Anderson is examining the presence of the rarely-sighted Canada lynx within Glacier using motion sensored wildlife cameras to capture the cats. Hired under the direction of WSU wildlife biologist Dan Thornton, Anderson collaborated with Glacier National Park to implement the three-year research project last summer, which is entirely funded by the Glacier National Park Conservancy.
The last data collected on lynx in Glacier occurred nearly 20 years ago, around the time Canada lynx was listed as threatened under the Endangered Species Act. The Park Service, in partnership with Wildthings Unlimited, had performed winter track surveys to get a glimpse of whether the cats were present and where they were. Anderson’s project aims to update that data, but through a more exhaustive, more accurate study method.
Typically lynx studies are done in the winter, either by analyzing their tracks or setting baited traps to handle the animals directly. Anderson opted to use passive camera traps, in a method developed by biologists from WSU. This allows her to study the cats in the summer, when tracking would be impossible and baited traps would be too much of a bear attractant.
During the spring Anderson and her crew of two technicians and one intern set up 134 cameras at points along multiple trails covering the entire range of the park. The traps are taken down in the fall. Anderson had 600,000 images to sort through by the end of her first field season, most capturing everything but lynx — like a leaf fluttering. Overall, the cameras captured 114 lynx detections, and Anderson was uncertain how many of those were the same individual captured multiple times.
The study is not looking to capture population estimates of the lynx, Anderson said, but simply to determine where lynx have shown up within the park. Without being able to identify individual lynx, there’s no way to determine an accurate population count. This summer Anderson hopes to get some abundance data in small areas of the park by setting up double camera sets to capture images on both sides of the trail, increasing the chances of identifying individuals by their coat markings.
The cameras also caught more than lynx and leaves. Among the photos were images of around 30 other mammalian species, including nine wolverines, two porcupines and even some flying squirrels. Mountain goats were caught on camera in areas way outside their typical cliffy habitat.
“That’s another cool thing, we’re generating different data [and] we’ll give all this to the Park Service, and they might be able to use it,” Anderson said.

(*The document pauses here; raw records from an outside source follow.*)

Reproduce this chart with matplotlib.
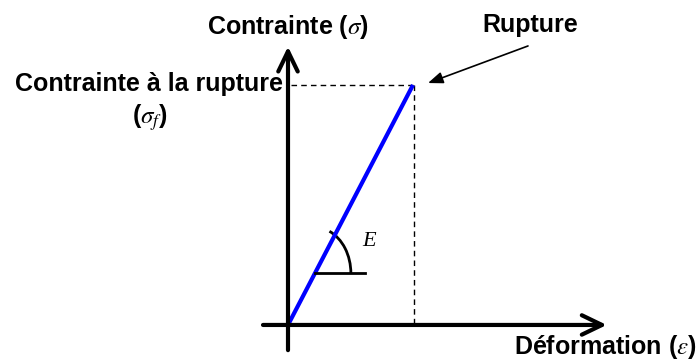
import numpy as np
import matplotlib.pyplot as plt
from matplotlib.patches import Arc

# schematic stress-strain data (brittle material, linear up to rupture)
strain = [0.0, 1.0]      # deformation, normalised to the rupture strain
stress = [0.0, 1.0]      # contrainte, normalised to the rupture stress
strain_f = strain[-1]
stress_f = stress[-1]

plt.rcParams['font.family'] = ['Liberation Sans', 'DejaVu Sans']
plt.rcParams['mathtext.fontset'] = 'stix'

fig = plt.figure(figsize=(7, 3.6), dpi=100)
ax = fig.add_axes([0, 0, 1, 1])
ax.set_xlim(-2.304, 3.296)
ax.set_ylim(-0.146, 1.354)
ax.axis('off')

# axes with arrows
head = '->,head_length=1.45,head_width=0.7'
ax.annotate('', xy=(2.55, 0), xytext=(-0.2, 0),
            arrowprops=dict(arrowstyle=head, lw=3, color='black', shrinkA=0, shrinkB=0))
ax.annotate('', xy=(0, 1.16), xytext=(0, -0.105),
            arrowprops=dict(arrowstyle=head, lw=3, color='black', shrinkA=0, shrinkB=0))

# dashed guides at rupture
ax.plot([0.02, strain_f], [stress_f, stress_f], color='black', lw=1, dashes=(4, 3))
ax.plot([strain_f + 0.01, strain_f + 0.01], [stress_f, 0], color='black', lw=1, dashes=(4, 3))

# the linear curve
ax.plot(strain, stress, color='#0000ff', lw=3, solid_capstyle='butt')

# slope marker E
s0 = 0.215
ax.plot([s0 * strain_f, s0 * strain_f + 0.4], [s0 * stress_f, s0 * stress_f], color='black', lw=2)
ang = np.degrees(np.arctan2(stress_f * 240 / 46, strain_f * 125 / 36))
ax.add_patch(Arc((s0 * strain_f, s0 * stress_f), 2 * 36 / 125, 2 * 46 / 240,
                 theta1=0, theta2=ang, color='black', lw=2))
ax.text(0.648, 0.346, 'E', fontsize=16, style='italic',
        family='Liberation Serif', ha='center', va='center')

# labels
lab = dict(fontsize=18, fontweight='bold', va='center')
ax.text(0.0, 1.24, r'Contrainte ($\sigma$)', ha='center', **lab)
ax.text(-0.04, 1.004, 'Contrainte à la rupture', ha='right', **lab)
ax.text(-1.104, 0.8625, r'($\sigma_f$)', ha='center', **lab)
ax.text(3.27, -0.092, r'Déformation ($\varepsilon$)', ha='right', **lab)
ax.text(1.94, 1.25, 'Rupture', ha='center', **lab)
ax.annotate('', xy=(1.12, 1.008), xytext=(1.92, 1.1625),
            arrowprops=dict(arrowstyle='-|>,head_length=0.9,head_width=0.35', lw=1.2,
                            color='black', shrinkA=0, shrinkB=0))

fig.savefig('out.png', dpi=100)
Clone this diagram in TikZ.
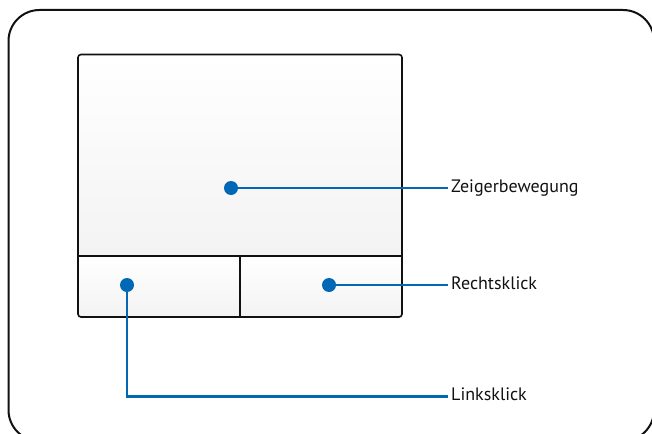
\documentclass[tikz,border=0pt]{standalone}
\usepackage{fontspec}
\setmainfont{PT Sans}
\usepackage{tikz}
\usetikzlibrary{positioning}
\definecolor{PointerBlue}{HTML}{0068B4}
\definecolor{FrameBlack}{HTML}{111111}
\definecolor{PadShade}{HTML}{F3F3F3}

\begin{document}
\begin{tikzpicture}[
    x=1pt,y=-1pt,
    font=\fontsize{18}{20}\selectfont,
    frame/.style={draw=FrameBlack,line width=2pt,rounded corners=31pt},
    padline/.style={draw=FrameBlack,line width=1.6pt},
    padfill/.style={top color=white,middle color=white,bottom color=PadShade,draw=none},
    spot/.style={circle,fill=PointerBlue,inner sep=0pt,minimum size=14pt},
    lead/.style={draw=PointerBlue,line width=2.6pt},
    callout/.style={anchor=west,inner xsep=3pt,inner ysep=0pt,
      text height=12pt,text depth=4pt,text=FrameBlack}
  ]
    \useasboundingbox (0,0) rectangle (652,433);

    % Outer housing, cut by the page edge.
    \draw[frame] (8.5,10) rectangle (654,441);

    % Touchpad surface and buttons.
    \coordinate (padNW) at (78,54.5);
    \coordinate (padSE) at (402,317);
    \coordinate (splitW) at (78,256);
    \coordinate (splitE) at (402,256);
    \coordinate (splitM) at (240,256);
    \coordinate (splitB) at (240,317);
    \fill[padfill] (padNW) rectangle (splitE);
    \fill[padfill] (splitW) rectangle (splitB);
    \fill[padfill] (splitM) rectangle (padSE);
    \draw[padline,rounded corners=3pt] (padNW) rectangle (padSE);
    \draw[padline] (splitW) -- (splitE);
    \draw[padline] (splitM) -- (splitB);

    % Callout points.
    \node[spot] (moveDot) at (231,188) {};
    \node[spot] (leftDot) at (127,285) {};
    \node[spot] (rightDot) at (329,285) {};

    % Callout texts.
    \node[callout] (moveLabel) at (448,188) {Zeigerbewegung};
    \node[callout] (rightLabel) at (448,285) {Rechtsklick};
    \node[callout] (leftLabel) at (448,396.5) {Linksklick};

    \draw[lead] (moveDot.center) -- (moveLabel.west);
    \draw[lead] (rightDot.center) -- (rightLabel.west);
    \draw[lead] (leftDot.center) |- (leftLabel.west);
  \end{tikzpicture}
\end{document}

Humans, of course, were also captured in the images. That human-use data, when run through statistical models with lynx and other species detections could potentially illuminate interesting correlations, Anderson said.
The U.S. Fish and Wildlife Service listed Canada lynx as threatened in 2000 largely due to federal land agencies, the largest holders of lynx habitat in the contiguous states, not having adequate regulations in place for conserving and protecting that habitat. After 20 years of implementing regulations and a full peer-reviewed species status assessment, FWS is looking into delisting Canada lynx.
As federal land managers debate future management strategies for Canada lynx, Anderson continues to gather data on the animal within Glacier.